Only nine RNC members opposed Priebus as he also moved to front-load the calendar and shorten the period before states were allowed to hold winner-take-all contests, all in effort to enable the front-runner to reach the delegate threshold needed to clinch the nomination more quickly.

The piece goes onto say that this helped propel Trump to the nomination following his string of victories on Super Tuesday, although the Politico piece tries to excuse it as "the unfair benefit of hindsight."

7. Trump repeatedly told Priebus his whining about a "rigged system" was nothing more than a "talking point." According to the Politico piece:

Behind the scenes, Priebus was trying to build a relationship with the man emerging as the GOP front-runner. But Trump was, after all, running against a “rigged” primary system. Toward the end of March, when he was questioning whether the party would deal with him fairly and as Texas Sen. Ted Cruz out-maneuvered him in the delegate hunt, Trump suggested to his supporters that the GOP was trying to steal his nomination.
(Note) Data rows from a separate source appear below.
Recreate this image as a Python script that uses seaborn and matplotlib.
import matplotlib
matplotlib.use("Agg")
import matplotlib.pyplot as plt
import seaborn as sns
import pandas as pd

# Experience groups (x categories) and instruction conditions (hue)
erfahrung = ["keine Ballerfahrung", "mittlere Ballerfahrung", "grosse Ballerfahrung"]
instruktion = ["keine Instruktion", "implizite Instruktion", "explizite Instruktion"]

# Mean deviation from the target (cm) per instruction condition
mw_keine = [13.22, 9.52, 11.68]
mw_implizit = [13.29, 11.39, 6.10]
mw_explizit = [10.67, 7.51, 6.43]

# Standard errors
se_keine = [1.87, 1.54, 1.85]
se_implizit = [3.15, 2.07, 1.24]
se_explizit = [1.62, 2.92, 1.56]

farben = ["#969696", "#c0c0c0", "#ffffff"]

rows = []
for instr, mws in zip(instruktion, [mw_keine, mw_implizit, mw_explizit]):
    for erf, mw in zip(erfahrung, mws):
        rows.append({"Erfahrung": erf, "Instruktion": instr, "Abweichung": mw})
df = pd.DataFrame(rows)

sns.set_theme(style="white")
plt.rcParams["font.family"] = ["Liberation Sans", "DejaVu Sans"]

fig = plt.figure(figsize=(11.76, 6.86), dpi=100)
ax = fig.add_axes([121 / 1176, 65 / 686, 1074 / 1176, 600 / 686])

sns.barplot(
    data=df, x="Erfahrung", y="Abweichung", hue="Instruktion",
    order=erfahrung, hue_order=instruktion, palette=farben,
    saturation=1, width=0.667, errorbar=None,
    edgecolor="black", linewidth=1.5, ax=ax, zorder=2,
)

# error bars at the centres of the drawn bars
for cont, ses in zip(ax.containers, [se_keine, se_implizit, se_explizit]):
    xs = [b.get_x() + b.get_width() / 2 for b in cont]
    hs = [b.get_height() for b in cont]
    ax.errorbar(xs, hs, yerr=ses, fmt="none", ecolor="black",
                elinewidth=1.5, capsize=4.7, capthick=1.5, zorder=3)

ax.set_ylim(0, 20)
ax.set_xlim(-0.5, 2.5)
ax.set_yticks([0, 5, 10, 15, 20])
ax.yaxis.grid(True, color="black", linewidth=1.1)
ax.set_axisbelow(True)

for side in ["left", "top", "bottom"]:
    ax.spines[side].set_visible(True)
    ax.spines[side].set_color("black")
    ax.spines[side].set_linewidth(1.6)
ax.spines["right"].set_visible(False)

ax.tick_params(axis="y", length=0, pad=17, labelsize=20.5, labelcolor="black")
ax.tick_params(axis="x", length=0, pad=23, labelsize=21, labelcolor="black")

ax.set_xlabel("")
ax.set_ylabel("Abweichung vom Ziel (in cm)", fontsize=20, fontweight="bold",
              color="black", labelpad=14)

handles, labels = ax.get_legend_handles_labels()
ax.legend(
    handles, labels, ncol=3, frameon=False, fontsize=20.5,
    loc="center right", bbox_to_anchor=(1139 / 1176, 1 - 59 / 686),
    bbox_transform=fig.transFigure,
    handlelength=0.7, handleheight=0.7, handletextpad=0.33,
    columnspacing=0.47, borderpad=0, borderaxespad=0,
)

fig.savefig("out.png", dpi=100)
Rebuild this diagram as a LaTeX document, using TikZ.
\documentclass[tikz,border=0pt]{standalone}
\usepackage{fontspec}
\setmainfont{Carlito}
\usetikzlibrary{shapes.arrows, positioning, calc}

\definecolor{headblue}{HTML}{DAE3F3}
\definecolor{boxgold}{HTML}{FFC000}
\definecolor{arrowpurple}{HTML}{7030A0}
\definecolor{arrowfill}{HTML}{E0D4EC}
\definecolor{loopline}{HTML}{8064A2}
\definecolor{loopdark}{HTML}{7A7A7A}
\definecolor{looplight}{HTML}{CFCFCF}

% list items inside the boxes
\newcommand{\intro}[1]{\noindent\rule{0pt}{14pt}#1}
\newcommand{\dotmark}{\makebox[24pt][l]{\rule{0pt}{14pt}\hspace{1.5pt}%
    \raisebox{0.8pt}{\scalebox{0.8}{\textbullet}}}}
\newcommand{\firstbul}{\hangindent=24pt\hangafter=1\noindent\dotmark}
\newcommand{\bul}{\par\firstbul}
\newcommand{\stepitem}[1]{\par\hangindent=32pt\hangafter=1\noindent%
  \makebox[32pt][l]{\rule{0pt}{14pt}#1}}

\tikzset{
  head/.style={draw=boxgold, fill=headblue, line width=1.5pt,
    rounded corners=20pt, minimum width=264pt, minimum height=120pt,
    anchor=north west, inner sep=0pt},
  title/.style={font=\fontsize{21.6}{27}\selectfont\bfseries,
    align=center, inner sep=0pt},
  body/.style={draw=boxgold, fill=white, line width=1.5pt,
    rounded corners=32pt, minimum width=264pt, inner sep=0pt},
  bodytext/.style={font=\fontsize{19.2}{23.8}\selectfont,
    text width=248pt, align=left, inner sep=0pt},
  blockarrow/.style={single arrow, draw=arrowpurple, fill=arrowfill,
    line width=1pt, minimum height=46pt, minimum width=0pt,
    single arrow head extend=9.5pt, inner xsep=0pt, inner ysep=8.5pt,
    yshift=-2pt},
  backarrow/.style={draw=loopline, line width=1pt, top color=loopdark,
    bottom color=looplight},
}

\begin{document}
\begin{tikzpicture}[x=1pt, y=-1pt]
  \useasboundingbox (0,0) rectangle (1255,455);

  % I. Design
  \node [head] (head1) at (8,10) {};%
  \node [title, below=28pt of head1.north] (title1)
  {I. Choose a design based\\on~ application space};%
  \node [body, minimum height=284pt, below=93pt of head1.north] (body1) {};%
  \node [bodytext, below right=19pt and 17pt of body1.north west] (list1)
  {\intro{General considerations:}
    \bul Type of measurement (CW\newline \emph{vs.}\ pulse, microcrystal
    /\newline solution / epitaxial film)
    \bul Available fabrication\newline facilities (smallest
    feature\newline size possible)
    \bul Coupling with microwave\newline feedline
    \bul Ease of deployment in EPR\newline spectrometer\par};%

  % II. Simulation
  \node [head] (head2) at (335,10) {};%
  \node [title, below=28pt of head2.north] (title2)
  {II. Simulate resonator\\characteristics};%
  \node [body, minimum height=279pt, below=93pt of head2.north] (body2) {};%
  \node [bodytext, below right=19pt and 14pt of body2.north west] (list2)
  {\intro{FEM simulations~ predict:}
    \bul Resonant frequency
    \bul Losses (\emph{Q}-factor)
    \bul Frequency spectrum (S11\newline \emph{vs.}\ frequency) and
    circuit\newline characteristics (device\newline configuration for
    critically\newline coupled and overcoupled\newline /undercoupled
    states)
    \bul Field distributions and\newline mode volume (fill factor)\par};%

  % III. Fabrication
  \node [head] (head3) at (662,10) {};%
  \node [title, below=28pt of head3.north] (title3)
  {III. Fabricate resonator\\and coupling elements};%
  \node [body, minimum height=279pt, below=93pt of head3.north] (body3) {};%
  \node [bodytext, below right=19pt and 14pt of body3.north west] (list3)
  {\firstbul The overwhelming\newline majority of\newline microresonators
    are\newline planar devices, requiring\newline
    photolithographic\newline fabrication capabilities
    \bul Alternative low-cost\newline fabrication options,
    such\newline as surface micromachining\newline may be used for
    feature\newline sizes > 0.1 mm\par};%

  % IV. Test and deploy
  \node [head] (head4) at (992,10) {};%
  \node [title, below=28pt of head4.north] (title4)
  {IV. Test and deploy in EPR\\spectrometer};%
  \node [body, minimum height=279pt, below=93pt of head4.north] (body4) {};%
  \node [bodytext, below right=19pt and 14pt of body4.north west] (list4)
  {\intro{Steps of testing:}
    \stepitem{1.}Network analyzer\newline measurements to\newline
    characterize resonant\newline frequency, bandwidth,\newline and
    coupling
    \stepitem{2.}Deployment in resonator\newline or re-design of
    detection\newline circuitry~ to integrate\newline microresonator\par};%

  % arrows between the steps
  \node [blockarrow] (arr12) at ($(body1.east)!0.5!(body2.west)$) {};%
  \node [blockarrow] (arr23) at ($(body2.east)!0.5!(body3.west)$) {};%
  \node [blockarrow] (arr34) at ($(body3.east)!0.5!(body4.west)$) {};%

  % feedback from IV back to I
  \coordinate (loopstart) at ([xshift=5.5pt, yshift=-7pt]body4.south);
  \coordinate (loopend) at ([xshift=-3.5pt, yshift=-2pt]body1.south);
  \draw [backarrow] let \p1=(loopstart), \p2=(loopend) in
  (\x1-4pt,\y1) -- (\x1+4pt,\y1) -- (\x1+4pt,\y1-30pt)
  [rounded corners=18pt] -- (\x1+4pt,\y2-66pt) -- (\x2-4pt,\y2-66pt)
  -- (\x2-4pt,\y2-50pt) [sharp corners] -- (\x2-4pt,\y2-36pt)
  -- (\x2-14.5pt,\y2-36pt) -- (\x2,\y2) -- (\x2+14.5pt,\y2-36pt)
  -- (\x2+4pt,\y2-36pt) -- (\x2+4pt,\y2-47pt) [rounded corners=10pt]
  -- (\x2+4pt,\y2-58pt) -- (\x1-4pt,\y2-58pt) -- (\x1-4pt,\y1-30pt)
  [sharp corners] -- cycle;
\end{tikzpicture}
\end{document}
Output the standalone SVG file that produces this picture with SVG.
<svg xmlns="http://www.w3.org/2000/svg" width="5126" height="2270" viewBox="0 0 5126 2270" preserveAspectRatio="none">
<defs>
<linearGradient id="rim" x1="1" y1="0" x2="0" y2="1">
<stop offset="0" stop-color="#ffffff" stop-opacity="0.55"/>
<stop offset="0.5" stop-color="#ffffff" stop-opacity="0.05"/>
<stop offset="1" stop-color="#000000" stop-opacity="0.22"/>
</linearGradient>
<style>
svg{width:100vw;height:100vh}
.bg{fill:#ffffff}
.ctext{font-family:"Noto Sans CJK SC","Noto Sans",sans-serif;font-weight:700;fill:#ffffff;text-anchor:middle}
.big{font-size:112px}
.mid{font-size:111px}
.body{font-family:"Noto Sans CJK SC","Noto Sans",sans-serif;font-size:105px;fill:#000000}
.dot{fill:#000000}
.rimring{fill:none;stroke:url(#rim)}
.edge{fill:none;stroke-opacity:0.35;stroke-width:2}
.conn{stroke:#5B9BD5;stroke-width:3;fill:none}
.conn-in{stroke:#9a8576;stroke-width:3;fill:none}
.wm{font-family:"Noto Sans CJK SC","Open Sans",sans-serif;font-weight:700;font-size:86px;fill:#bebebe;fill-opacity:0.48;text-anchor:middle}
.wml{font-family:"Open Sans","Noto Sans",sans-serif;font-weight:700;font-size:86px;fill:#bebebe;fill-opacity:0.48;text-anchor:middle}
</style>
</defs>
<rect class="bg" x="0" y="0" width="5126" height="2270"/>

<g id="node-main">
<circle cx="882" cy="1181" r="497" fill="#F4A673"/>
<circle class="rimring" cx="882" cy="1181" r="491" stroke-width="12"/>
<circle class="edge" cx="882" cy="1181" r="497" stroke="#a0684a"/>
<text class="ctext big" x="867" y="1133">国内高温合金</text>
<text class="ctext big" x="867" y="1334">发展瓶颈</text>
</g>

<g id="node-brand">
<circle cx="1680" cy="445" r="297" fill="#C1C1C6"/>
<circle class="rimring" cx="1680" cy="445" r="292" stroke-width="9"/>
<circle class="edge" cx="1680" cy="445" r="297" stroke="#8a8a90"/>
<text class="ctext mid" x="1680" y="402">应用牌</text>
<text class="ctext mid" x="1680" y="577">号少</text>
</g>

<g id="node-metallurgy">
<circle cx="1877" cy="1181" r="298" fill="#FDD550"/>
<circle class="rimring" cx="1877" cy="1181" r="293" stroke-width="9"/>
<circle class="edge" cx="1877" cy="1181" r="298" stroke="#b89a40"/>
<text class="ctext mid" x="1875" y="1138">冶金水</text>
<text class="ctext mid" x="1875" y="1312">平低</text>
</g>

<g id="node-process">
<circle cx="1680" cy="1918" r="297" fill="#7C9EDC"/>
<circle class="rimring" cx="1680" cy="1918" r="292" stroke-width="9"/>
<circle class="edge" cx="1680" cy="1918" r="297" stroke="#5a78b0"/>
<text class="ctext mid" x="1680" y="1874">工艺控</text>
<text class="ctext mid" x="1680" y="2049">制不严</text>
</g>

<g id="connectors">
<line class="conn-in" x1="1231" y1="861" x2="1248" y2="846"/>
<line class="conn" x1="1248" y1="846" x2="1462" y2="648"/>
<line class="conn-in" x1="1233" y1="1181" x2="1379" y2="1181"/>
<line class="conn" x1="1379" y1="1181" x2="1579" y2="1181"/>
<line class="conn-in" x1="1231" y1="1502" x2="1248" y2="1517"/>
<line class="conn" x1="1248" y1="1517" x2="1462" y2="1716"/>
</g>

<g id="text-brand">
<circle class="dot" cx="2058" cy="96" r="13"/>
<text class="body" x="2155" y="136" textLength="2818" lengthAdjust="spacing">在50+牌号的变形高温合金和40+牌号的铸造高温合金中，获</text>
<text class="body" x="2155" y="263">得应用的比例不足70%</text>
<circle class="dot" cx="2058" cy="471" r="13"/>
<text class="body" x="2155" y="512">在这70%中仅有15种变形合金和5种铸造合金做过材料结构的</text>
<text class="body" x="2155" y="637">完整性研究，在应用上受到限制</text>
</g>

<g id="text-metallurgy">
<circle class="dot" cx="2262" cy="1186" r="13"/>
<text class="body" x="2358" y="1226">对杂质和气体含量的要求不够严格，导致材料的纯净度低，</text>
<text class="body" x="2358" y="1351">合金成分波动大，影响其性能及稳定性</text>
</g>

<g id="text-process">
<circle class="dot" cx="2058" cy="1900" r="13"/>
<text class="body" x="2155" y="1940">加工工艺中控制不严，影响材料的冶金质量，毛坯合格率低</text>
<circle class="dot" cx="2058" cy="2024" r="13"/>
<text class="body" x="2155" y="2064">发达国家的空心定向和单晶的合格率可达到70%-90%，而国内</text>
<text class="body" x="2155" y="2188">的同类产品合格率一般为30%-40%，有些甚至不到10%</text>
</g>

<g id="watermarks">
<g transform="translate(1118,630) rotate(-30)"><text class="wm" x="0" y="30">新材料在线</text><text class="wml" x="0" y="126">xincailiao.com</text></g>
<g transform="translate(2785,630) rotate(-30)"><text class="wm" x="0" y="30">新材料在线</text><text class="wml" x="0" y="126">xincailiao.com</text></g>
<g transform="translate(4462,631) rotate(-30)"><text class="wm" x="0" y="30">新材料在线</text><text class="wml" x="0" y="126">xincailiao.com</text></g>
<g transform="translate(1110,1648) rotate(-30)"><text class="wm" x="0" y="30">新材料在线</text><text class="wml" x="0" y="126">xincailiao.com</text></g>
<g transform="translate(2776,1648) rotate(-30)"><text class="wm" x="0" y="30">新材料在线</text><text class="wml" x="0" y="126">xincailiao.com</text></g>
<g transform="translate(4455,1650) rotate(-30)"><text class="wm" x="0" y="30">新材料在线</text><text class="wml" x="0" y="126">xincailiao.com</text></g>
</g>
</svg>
When the cameras were off, though, Trump’s rancor softened as he began talking to the chairman on a daily basis.

“He’d be bashing us publicly but then he’d say, ‘You’re doing a great job, just keep it up,’” said an RNC staffer privy to some of those phone calls. “We came to understand that railing against us was just a talking point.”

In other words, Trump and the RNC were throwing mud at each other during the primary over the "rigged system," comments they knew were nothing more than rhetoric Trump was using to win the primary.

8. Priebus now has even more power as chairman after the convention. For example, Rule 12 now allows any rule changes to be approved solely by the RNC, and not the delegates at the convention, as Conservative Review's Rob Eno explains here.

9. There have been calls for Priebus to be fired. Back in October, Levin called for Priebus to be fired, as did The Daily Wire's James Barrett. Given Priebus's latest power grab at the convention, there will likely be more calls for his ouster to come.